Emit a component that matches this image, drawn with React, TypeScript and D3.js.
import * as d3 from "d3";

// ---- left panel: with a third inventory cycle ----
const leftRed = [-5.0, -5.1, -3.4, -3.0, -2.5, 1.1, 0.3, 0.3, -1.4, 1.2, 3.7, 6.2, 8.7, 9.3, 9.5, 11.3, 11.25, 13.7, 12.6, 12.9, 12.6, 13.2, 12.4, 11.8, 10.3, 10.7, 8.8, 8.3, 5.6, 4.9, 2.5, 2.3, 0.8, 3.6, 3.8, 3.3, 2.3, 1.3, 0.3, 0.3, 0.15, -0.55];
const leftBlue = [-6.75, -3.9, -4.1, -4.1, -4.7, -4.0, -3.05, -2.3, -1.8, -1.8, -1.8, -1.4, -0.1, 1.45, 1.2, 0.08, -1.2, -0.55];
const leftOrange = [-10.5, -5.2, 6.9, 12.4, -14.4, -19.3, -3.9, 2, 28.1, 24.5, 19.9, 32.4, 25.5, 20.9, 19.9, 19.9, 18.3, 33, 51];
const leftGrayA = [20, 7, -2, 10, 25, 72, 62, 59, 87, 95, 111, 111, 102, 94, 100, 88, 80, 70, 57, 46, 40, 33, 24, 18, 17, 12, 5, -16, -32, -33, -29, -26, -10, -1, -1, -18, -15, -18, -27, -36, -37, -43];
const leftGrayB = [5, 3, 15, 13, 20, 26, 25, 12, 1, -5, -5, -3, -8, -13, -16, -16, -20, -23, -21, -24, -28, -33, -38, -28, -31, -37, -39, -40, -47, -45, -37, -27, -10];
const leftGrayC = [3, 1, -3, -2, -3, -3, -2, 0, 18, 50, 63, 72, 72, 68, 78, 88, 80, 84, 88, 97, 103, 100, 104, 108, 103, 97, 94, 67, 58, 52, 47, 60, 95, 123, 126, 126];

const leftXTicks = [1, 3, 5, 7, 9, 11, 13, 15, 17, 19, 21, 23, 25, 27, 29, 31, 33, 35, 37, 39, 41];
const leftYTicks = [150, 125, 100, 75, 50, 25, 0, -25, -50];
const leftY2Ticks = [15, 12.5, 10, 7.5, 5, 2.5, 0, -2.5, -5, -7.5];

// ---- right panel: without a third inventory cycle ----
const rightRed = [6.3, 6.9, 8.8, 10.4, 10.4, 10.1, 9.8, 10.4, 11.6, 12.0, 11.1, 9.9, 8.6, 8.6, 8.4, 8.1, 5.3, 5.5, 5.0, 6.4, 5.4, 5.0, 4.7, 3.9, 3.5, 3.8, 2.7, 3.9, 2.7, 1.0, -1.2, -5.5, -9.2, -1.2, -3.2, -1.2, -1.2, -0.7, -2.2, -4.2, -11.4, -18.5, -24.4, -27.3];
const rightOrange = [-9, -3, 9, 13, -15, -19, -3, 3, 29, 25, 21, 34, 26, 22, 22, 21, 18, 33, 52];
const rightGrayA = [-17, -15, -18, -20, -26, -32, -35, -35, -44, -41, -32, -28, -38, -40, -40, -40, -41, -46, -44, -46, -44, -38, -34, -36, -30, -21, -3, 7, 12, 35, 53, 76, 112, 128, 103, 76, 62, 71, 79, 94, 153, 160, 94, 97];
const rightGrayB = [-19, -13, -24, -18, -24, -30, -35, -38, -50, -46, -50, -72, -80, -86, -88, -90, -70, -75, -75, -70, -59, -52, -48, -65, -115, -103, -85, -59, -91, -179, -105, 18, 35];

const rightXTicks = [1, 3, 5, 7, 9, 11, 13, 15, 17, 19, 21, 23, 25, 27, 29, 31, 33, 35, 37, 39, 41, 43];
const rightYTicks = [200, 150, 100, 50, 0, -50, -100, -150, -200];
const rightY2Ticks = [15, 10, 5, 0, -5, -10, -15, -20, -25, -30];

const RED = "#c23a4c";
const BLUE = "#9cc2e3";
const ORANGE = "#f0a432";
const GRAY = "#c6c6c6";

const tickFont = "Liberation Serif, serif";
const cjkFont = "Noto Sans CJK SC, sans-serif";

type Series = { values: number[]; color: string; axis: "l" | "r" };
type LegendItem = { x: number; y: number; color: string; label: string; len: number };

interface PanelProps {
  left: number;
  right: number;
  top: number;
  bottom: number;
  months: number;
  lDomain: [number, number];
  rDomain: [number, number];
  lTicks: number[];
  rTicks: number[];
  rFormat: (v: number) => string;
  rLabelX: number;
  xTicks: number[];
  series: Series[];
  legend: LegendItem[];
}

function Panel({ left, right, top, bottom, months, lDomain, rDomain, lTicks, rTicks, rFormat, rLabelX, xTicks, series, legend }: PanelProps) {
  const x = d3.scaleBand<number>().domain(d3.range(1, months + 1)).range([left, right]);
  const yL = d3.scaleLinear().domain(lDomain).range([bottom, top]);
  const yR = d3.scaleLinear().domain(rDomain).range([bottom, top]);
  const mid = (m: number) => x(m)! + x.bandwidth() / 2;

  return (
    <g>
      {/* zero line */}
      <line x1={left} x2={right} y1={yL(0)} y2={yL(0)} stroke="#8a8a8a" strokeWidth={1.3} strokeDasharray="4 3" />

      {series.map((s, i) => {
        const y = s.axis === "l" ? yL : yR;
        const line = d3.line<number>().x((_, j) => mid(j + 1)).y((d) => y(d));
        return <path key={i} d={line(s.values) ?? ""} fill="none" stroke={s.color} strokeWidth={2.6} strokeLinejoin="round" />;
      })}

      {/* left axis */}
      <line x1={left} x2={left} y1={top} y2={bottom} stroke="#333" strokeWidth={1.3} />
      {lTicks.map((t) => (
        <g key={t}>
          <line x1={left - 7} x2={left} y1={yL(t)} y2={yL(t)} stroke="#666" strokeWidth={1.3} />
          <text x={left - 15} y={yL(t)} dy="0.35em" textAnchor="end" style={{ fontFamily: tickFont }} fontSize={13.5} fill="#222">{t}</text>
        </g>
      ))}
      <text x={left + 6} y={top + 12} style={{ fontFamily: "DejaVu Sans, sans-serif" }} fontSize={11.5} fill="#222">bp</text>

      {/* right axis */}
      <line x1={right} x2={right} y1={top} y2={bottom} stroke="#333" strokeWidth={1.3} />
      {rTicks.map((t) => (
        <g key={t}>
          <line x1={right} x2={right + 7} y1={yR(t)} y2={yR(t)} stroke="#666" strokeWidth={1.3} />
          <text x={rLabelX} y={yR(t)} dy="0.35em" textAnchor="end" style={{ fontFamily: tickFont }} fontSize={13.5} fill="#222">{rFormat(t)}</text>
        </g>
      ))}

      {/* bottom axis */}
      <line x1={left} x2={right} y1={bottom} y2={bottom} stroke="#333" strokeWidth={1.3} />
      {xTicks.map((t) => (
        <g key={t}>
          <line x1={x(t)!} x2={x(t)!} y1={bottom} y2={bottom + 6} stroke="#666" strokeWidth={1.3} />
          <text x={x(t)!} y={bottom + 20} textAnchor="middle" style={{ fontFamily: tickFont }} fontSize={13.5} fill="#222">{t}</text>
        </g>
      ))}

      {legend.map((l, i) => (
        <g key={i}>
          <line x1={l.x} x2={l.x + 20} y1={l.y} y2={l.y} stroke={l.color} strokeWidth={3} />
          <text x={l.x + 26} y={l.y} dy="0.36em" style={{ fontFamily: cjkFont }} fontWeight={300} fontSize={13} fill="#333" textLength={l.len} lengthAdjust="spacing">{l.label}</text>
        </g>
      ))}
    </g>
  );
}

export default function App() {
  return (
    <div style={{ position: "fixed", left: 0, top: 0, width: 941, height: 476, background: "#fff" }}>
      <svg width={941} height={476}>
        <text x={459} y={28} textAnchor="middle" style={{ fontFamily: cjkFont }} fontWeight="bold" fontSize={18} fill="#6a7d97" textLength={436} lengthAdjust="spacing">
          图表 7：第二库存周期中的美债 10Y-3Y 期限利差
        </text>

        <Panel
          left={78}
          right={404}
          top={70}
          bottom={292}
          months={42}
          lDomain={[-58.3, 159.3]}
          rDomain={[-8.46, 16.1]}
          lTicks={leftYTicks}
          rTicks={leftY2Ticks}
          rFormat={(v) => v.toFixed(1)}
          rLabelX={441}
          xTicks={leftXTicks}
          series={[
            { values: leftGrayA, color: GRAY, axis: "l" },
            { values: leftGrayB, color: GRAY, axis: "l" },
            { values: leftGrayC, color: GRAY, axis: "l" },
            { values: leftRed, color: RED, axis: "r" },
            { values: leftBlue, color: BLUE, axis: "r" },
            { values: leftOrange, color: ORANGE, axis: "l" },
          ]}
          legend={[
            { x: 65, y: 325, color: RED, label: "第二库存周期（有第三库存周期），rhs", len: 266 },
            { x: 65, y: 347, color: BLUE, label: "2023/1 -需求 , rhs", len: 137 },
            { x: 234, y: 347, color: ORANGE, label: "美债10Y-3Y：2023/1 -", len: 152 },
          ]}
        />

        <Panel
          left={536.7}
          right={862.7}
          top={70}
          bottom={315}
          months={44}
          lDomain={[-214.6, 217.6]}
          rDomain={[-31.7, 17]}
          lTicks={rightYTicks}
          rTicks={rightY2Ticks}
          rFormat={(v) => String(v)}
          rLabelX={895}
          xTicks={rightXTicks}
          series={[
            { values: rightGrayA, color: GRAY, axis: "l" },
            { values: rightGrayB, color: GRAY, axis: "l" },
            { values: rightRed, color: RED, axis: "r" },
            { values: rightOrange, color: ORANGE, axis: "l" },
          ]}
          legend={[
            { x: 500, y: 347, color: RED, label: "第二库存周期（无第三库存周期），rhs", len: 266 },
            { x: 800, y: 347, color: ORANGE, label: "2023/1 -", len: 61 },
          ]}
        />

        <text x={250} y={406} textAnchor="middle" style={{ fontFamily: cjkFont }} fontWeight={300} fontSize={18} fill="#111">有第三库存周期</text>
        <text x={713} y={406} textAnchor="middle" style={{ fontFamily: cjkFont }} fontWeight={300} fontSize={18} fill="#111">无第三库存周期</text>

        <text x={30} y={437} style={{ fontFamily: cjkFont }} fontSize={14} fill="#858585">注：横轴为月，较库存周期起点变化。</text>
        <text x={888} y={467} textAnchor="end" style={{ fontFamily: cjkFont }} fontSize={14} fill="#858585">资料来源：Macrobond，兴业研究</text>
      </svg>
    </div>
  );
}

▶ **Your objective**: Please print exactly what appears from the first line of the data through the line with "123, 126, 126];", including both of those lines and nothing past them.

▶ **Written response**:
Emit a component that matches this image, drawn with React, TypeScript and D3.js.
import * as d3 from "d3";

// ---- left panel: with a third inventory cycle ----
const leftRed = [-5.0, -5.1, -3.4, -3.0, -2.5, 1.1, 0.3, 0.3, -1.4, 1.2, 3.7, 6.2, 8.7, 9.3, 9.5, 11.3, 11.25, 13.7, 12.6, 12.9, 12.6, 13.2, 12.4, 11.8, 10.3, 10.7, 8.8, 8.3, 5.6, 4.9, 2.5, 2.3, 0.8, 3.6, 3.8, 3.3, 2.3, 1.3, 0.3, 0.3, 0.15, -0.55];
const leftBlue = [-6.75, -3.9, -4.1, -4.1, -4.7, -4.0, -3.05, -2.3, -1.8, -1.8, -1.8, -1.4, -0.1, 1.45, 1.2, 0.08, -1.2, -0.55];
const leftOrange = [-10.5, -5.2, 6.9, 12.4, -14.4, -19.3, -3.9, 2, 28.1, 24.5, 19.9, 32.4, 25.5, 20.9, 19.9, 19.9, 18.3, 33, 51];
const leftGrayA = [20, 7, -2, 10, 25, 72, 62, 59, 87, 95, 111, 111, 102, 94, 100, 88, 80, 70, 57, 46, 40, 33, 24, 18, 17, 12, 5, -16, -32, -33, -29, -26, -10, -1, -1, -18, -15, -18, -27, -36, -37, -43];
const leftGrayB = [5, 3, 15, 13, 20, 26, 25, 12, 1, -5, -5, -3, -8, -13, -16, -16, -20, -23, -21, -24, -28, -33, -38, -28, -31, -37, -39, -40, -47, -45, -37, -27, -10];
const leftGrayC = [3, 1, -3, -2, -3, -3, -2, 0, 18, 50, 63, 72, 72, 68, 78, 88, 80, 84, 88, 97, 103, 100, 104, 108, 103, 97, 94, 67, 58, 52, 47, 60, 95, 123, 126, 126];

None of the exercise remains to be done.